This is a big deal to me, specifically because it is one of the contentions I had that made me leave a group. I know games are supposed to be comfort zones, and I understand that. Although one has to challenge and continuously define what are the assumptions and parameters of the "comfort zone".
My brother was telling of his last game which ended up with him walking out. It echoed my own reasons of walking out as well, so it hit a nerve. In essence, they played with the SOP instead of looking at the problem and adapting to the situation. Instead of solving the puzzle, they buffed and took needless risks. Instead of using strategy, they tackled the problem head on (undead berzerkers instead of simply destroying the bridge that tied them).
What was annoying is them telling my brother he could not act because he was the lowest status. that was stupid; status means you have worse consequences if you don't follow the norm: it doesn't magically make you ignorant and unable to act on information. In that call, they breached the 4th wall and Meta-gamed preventing an action that had all merits of being Role-played, Strategic and Creative. It was annoying to me because, this was the same problem I loathed about certain gaming styles - they have become Hidebound and to me, thats associated intellectual masturbation.

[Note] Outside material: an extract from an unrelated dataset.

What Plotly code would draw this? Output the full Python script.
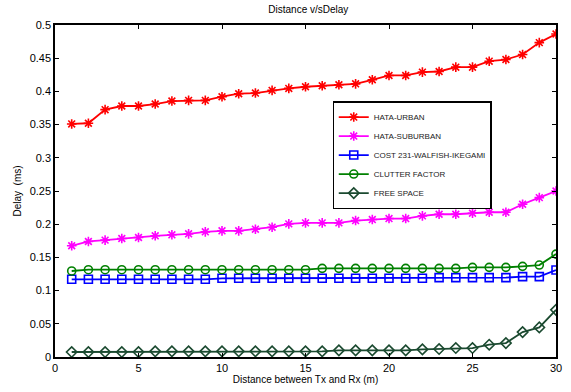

Intellectual masturbation is a personal demon. I still do this sometimes, but I've, at least, grown up enough to catch myself more often and stop. Given how I struggle with it, when I see someone flaunting it I get more "judgy". I can't exactly name the cognitive bias of "Misery loves company" but it falls under that mindset, why I can be harsher about a fault I control about myself which I see in others who do not appear to exert the same effort and the fault being more visible.
I guess I'm ok now, having verbalized it and understood it. Its funny that I'm listening to Cryptonomicon and a character there is a Gamer who learned practical, complex, and high skills in gaming that eventually lead him to stop gaming and focus on more practical pursuits. It makes me reflect alot about my situation. I guess i will continue to make excuses about why I still cling strongly to games, and will never know the extent of the merit of those excuses. I can argue that I do so, so that I can replicate my skills in others; having a connection from how it began to the present allows me to better emphasize... the way remembering how I was when I was a kid allows me to understand how kids think (still clinging strongly to this, because I have a little boy now).
Still, I am too biased and have to accept that maybe its pure sentimentality and there are better uses of my time which i am avoiding to my future regret and detriment.